Aim: Find the lines that include the string "with" and report how many there are. Give no other text.

Items from a data source:
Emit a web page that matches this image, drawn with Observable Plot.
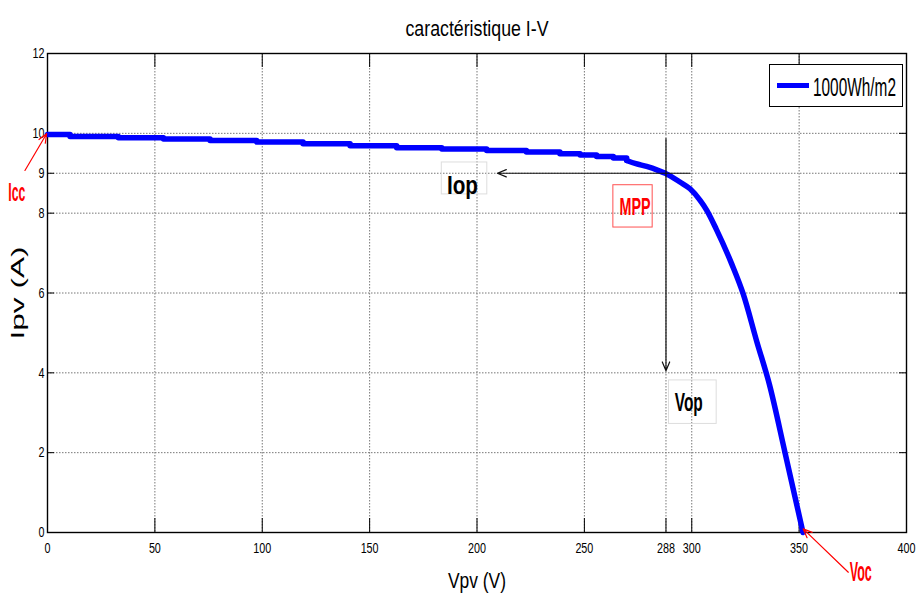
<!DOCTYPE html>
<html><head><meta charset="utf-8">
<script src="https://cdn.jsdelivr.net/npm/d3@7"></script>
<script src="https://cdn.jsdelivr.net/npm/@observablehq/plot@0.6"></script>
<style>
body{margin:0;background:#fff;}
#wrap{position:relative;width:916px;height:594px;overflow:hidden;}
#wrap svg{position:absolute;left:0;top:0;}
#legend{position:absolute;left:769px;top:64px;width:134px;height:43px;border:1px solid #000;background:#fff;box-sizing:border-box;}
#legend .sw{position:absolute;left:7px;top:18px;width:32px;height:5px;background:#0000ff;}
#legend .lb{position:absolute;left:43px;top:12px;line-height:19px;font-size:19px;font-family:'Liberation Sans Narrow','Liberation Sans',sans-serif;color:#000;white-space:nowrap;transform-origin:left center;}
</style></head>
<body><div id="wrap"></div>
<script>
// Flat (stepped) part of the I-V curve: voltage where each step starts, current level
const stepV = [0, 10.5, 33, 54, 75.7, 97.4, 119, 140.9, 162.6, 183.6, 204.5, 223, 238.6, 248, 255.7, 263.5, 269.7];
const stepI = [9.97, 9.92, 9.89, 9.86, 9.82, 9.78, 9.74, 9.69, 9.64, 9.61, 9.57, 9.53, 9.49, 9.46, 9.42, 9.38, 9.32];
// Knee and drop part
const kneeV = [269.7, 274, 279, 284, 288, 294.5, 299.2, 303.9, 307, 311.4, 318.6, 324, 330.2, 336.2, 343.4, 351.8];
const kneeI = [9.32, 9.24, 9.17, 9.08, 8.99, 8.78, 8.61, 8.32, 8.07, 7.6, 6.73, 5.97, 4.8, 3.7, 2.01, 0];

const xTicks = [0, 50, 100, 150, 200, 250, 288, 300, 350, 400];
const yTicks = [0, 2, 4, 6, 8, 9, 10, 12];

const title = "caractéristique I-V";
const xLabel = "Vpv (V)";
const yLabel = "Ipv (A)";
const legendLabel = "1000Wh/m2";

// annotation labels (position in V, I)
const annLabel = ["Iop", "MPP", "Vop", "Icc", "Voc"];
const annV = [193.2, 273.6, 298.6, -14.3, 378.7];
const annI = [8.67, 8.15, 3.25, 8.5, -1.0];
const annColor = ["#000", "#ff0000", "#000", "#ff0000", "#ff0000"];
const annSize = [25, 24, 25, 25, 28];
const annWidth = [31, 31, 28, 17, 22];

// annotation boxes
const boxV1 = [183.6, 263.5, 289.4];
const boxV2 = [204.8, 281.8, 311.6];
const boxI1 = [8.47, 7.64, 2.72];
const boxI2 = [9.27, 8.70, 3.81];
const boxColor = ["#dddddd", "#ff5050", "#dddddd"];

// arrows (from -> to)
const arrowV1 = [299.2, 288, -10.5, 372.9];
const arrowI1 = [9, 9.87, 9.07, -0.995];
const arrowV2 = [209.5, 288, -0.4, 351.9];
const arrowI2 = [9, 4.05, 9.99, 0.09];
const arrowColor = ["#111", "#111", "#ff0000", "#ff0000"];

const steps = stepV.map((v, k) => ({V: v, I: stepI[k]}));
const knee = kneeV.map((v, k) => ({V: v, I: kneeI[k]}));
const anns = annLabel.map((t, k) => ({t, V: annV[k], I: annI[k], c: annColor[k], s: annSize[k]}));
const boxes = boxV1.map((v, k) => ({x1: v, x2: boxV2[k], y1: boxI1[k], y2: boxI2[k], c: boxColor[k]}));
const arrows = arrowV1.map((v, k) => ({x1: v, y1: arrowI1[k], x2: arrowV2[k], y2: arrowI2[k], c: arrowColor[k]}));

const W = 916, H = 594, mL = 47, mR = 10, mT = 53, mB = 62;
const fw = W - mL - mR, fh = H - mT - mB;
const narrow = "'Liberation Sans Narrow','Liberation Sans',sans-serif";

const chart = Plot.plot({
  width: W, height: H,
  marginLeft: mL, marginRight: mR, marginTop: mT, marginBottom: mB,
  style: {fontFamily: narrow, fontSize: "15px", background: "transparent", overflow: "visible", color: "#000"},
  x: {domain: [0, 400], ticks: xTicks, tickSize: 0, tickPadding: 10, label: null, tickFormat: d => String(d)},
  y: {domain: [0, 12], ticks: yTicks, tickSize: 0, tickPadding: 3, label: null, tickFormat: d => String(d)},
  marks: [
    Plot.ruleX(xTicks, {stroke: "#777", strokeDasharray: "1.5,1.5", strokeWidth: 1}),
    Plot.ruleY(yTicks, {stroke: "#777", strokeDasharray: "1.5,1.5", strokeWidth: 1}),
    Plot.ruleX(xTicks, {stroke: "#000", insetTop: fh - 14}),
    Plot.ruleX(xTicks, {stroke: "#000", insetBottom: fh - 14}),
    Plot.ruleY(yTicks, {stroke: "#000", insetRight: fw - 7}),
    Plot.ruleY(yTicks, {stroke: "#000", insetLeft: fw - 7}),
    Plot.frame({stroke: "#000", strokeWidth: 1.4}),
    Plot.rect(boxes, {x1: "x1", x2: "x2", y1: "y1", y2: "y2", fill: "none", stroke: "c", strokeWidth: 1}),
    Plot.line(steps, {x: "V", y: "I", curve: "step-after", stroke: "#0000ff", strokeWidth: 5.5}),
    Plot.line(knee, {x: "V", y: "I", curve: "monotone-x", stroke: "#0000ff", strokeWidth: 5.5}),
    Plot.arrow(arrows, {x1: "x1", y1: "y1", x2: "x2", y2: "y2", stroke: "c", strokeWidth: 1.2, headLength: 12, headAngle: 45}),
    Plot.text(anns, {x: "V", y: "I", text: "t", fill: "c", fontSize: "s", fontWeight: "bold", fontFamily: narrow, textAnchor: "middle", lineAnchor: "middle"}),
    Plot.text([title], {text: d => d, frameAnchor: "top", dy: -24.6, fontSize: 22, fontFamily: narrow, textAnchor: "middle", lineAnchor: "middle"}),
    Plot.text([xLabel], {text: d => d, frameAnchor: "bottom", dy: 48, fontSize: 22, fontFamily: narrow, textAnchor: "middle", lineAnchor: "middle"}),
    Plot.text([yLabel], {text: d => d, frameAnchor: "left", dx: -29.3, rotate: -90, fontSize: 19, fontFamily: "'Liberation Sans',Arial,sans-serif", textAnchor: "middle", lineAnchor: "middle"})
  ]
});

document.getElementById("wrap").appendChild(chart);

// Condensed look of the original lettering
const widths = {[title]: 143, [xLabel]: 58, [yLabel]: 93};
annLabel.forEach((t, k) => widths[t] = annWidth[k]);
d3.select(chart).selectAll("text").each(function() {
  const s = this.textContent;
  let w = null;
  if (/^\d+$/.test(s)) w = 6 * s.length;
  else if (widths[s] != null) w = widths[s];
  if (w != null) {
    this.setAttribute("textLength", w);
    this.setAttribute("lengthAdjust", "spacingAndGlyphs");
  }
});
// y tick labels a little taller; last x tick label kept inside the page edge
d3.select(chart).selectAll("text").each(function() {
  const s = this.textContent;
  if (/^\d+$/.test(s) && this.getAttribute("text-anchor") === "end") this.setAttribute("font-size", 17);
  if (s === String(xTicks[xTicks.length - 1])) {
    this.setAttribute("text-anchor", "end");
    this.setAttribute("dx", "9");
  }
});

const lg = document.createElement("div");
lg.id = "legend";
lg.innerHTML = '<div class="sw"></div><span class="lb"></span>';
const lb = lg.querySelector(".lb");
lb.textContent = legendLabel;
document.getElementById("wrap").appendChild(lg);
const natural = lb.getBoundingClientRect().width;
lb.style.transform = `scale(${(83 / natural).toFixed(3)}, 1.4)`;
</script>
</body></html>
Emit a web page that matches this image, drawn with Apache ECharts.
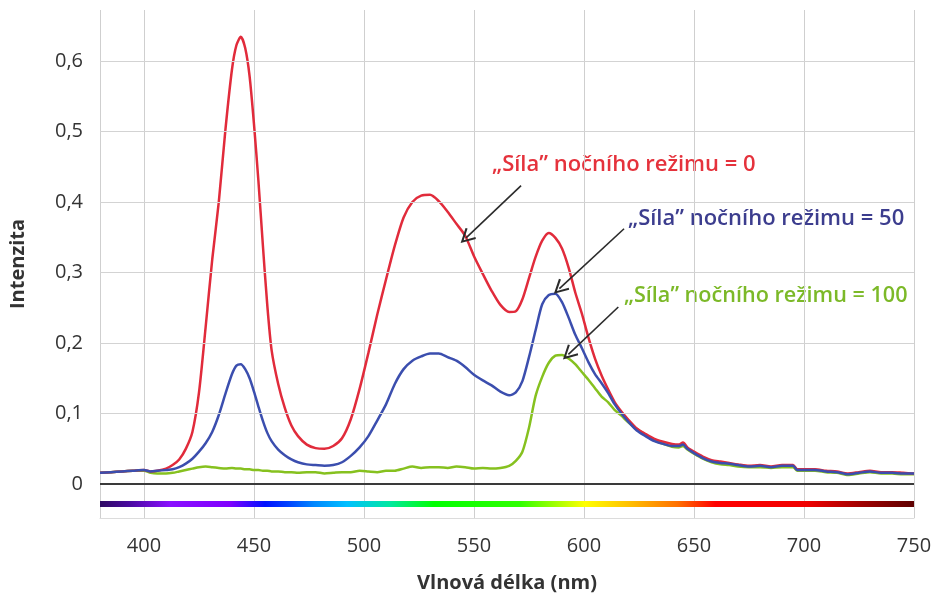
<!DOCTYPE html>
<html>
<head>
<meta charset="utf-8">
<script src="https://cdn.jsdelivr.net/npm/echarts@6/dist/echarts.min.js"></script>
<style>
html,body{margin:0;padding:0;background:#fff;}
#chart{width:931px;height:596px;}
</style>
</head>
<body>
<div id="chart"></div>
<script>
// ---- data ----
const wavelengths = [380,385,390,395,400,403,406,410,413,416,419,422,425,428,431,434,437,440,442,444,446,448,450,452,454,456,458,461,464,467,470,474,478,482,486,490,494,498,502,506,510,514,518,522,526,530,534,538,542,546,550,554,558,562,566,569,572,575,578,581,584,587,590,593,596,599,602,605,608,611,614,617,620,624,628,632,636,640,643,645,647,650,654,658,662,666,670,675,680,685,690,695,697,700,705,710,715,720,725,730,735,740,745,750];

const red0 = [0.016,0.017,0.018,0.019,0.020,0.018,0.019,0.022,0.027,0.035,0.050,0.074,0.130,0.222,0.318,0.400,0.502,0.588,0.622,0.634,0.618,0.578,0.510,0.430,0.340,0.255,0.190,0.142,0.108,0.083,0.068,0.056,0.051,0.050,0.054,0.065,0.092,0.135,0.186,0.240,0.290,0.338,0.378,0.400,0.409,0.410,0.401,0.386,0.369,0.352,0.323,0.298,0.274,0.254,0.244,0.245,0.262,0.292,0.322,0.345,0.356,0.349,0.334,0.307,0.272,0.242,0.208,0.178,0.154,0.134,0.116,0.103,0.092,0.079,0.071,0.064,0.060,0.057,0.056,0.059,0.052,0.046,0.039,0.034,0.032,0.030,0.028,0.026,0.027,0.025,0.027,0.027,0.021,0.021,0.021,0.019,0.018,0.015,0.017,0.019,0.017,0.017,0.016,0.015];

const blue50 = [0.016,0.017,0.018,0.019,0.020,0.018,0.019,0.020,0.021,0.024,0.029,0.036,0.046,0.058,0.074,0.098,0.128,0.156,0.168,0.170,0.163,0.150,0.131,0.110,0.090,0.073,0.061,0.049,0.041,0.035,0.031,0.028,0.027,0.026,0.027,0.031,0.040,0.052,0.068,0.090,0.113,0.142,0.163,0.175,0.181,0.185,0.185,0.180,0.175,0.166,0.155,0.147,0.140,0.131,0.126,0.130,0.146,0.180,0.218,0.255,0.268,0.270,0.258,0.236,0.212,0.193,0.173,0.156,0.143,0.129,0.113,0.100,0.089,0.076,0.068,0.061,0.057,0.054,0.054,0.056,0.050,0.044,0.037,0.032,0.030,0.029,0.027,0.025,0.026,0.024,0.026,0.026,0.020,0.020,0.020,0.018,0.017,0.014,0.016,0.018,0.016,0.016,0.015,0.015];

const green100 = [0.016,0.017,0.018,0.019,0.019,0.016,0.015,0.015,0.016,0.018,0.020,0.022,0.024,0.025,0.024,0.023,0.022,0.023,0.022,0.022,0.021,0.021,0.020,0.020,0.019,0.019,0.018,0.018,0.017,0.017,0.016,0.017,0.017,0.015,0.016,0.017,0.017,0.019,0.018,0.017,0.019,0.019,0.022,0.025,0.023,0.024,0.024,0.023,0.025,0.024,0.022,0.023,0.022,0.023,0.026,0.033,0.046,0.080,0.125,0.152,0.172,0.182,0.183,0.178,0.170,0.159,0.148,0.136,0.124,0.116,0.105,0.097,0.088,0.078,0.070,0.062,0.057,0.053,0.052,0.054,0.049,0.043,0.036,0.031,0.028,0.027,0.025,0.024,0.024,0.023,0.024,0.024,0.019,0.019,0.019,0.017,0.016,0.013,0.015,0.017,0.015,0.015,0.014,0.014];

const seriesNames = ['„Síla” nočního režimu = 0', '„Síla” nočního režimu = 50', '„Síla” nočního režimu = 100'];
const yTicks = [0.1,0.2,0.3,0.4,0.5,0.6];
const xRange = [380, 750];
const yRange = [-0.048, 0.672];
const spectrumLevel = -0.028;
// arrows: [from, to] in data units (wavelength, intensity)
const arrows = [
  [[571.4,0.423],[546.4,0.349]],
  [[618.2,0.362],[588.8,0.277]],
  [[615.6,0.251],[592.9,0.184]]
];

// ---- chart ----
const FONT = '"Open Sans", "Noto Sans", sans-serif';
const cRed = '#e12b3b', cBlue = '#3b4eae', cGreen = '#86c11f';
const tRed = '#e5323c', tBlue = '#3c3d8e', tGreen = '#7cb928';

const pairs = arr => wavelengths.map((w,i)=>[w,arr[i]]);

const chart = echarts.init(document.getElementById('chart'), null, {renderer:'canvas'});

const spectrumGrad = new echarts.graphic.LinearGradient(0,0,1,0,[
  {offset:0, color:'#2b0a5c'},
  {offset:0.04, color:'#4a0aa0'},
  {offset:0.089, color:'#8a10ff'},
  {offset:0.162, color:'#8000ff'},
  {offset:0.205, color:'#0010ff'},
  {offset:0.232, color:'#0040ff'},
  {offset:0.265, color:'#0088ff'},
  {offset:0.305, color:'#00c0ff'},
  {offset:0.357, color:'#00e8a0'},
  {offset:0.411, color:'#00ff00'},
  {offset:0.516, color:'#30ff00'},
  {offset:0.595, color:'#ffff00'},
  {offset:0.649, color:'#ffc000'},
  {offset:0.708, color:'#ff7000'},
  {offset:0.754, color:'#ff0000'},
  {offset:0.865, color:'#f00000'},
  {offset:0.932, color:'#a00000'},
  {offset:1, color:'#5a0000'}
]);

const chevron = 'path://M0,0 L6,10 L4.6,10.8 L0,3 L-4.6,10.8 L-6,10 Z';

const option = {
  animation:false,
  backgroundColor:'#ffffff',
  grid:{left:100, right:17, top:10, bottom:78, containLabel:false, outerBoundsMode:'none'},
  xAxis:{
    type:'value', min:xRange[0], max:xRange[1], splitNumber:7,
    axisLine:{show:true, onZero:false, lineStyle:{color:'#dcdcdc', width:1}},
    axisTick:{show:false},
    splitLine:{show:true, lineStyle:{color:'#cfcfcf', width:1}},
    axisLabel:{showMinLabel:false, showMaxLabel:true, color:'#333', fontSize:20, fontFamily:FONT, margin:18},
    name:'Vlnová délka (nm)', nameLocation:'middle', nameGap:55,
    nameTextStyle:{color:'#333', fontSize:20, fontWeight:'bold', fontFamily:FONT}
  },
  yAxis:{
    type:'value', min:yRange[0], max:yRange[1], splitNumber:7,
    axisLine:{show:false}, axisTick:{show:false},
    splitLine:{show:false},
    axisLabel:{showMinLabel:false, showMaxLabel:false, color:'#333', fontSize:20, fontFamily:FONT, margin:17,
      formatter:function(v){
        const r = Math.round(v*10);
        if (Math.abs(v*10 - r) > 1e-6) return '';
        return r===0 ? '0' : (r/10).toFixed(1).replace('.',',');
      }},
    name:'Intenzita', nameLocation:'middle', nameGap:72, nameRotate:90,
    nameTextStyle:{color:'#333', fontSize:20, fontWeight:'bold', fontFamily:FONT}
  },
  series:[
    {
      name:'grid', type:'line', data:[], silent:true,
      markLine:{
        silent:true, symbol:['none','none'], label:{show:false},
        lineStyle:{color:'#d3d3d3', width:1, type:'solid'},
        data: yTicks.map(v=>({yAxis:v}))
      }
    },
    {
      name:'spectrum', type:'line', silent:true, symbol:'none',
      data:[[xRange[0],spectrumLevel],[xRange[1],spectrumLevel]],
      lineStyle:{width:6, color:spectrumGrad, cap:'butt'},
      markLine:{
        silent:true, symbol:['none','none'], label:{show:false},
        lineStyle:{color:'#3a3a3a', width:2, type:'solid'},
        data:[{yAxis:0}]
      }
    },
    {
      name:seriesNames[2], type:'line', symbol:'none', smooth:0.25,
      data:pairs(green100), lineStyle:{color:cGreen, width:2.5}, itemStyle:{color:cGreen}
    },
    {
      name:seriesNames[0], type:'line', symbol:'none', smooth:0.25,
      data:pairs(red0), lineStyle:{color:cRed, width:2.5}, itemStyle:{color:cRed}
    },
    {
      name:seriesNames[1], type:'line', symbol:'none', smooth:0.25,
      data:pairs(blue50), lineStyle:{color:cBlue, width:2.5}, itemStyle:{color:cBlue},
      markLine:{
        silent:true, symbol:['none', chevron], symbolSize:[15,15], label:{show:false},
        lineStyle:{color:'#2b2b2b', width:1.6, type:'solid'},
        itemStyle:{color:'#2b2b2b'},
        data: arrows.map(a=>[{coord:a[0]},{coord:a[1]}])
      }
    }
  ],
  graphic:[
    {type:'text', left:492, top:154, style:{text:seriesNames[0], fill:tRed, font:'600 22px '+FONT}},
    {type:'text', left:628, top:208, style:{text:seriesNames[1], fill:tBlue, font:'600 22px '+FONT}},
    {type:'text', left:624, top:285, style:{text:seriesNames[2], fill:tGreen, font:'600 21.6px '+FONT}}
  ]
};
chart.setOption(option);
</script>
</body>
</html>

Solution: 2